Here's a speed comparison with a custom extract (still using tf$gather()
) on numeric rows, for a relatively realistic model on a large dataset. Takes around 2/3 the time with the new operation, which could be wrapped up in [
quite easily.
library(tensorflow)
library(greta)
op <- .internals$nodes$constructors$op
tf_grab_rows <- function(x, rows) {
x_t <- tf$transpose(x, c(1L, 2L, 0L))
z_t <- tf$gather(x_t, rows)
z <- tf$transpose(z_t, c(2L, 0L, 1L))
z
}
grab_rows <- function (x, row_vec) {
dim <- dim(x)
dim[1] <- length(row_vec)
op("grab_rows",
x,
dim = dim,
operation_args = list(rows = as.integer(row_vec - 1)),
tf_operation = "tf_grab_rows")
}
# make a big (7500 rows) fake dataset with lots of hierarchical levels
iris2 <- do.call(rbind, replicate(50, iris, simplify = FALSE))
X <- model.matrix(~ Sepal.Width * Petal.Length * Petal.Width, data = iris2)
n_levels <- 500
idx <- sample.int(n_levels, nrow(X), replace = TRUE)
y <- iris2$Sepal.Length
k <- ncol(X)
# current way
beta <- normal(0, 1, dim = c(n_levels, k))
sigma <- normal(0, 1, truncation = c(0, Inf))
eta <- rowSums(X * beta[idx, ])
distribution(y) <- normal(eta, sigma)
m <- model(beta, sigma)
system.time(draws <- mcmc(m))
# new way
beta <- normal(0, 1, dim = c(n_levels, k))
sigma <- normal(0, 1, truncation = c(0, Inf))
eta <- rowSums(X * grab_rows(beta, idx))
distribution(y) <- normal(eta, sigma)
m <- model(beta, sigma)
system.time(draws <- mcmc(m))
Relevant part of greta code:
https://github.com/greta-dev/greta/blob/master/R/extract_replace_combine.R#L81-L258
Here's a reprex for a particularly slow bit of replacement code.
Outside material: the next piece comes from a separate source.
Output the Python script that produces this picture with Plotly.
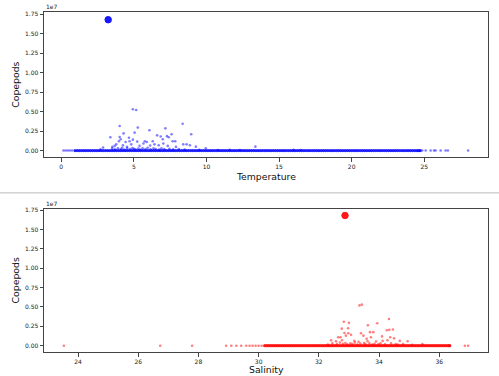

This is a simplified version of a problem that come up in a real model recently. It is sloooow when doing replacement
library(greta)
#>
#> Attaching package: 'greta'
#> The following objects are masked from 'package:stats':
#>
#> binomial, cov2cor, poisson
#> The following objects are masked from 'package:base':
#>
#> %*%, apply, backsolve, beta, chol2inv, colMeans, colSums, diag,
#> eigen, forwardsolve, gamma, identity, rowMeans, rowSums, sweep,
#> tapply
# this function takes forever with moderately large n
dodgy_subsetting <- function(n) {
valid <- matrix(sample(c(TRUE, FALSE), n^2, replace = TRUE), n, n)
n_valid <- sum(valid)
a <- normal(0, 1)
y_valid <- ones(n_valid) * a
y <- zeros(n, n)
y[valid] <- y_valid
system.time(
calculate(y, nsim = 1)
)
}
# OK
dodgy_subsetting(n = 10)
#> ℹ Initialising python and checking dependencies, this may take a moment.
#> ✔ Initialising python and checking dependencies ... done!
#>
#> user system elapsed
#> 0.686 0.031 0.717
# slooow
dodgy_subsetting(n = 50)
#> user system elapsed
#> 15.545 0.245 15.928
# this non-replacement version achieves the same result. It should not be
# computationally any more complicated, and unlike the replacement version it is
# very fast for reasonably large n. We should expect the replacement version to
# have a similar speed.
mask_version <- function(n) {
valid <- matrix(sample(c(TRUE, FALSE), n^2, replace = TRUE), n, n)
valid_mask <- valid
valid_mask[] <- as.numeric(valid_mask[])
a <- normal(0, 1)
y <- ones(n, n) * a
y <- y * valid_mask
system.time(
calculate(y, nsim = 1)
)
}
# fast
mask_version(10)
#> user system elapsed
#> 0.092 0.002 0.094
# fast
mask_version(50)
#> user system elapsed
#> 0.105 0.002 0.108
# fast
mask_version(1000)
#> user system elapsed
#> 0.163 0.040 0.145
Created on 2022-11-22 by the reprex package (v2.0.0)
greta's extraction (e.g.
a <- x[2]
) and replacement (e.g.x[2] <- 0
) syntax uses the internal tensorflow functionstf_extract()
andtf_replace()
to do the operations on tensors, with a shim to map R's extract/replace syntax onto TensorFlow's. This shim doesn't always use the most efficient operations for common extraction methods.For example:
x[2, ]
could usetf$slice()
, which might be more efficient than the current general approach or reshaping to a vector, usingtf$gather()
and then reshaping to a matrix.x[2, ] <- 0
could usetf$tensor_scatter_nd_update()
, which would probably be much more efficient than the current (greta:::tf_recombine()
) approach of flattening the vector, breaking it up into vectors, replacing some, and then recombining them withtf$concat()
before reshaping the vector into a matrix 😓.This would particularly help when people write for loops to that alter elements in matrices (e.g. for timeseries models), and reduce the need for nasty hacks like storing the iterated components in lists.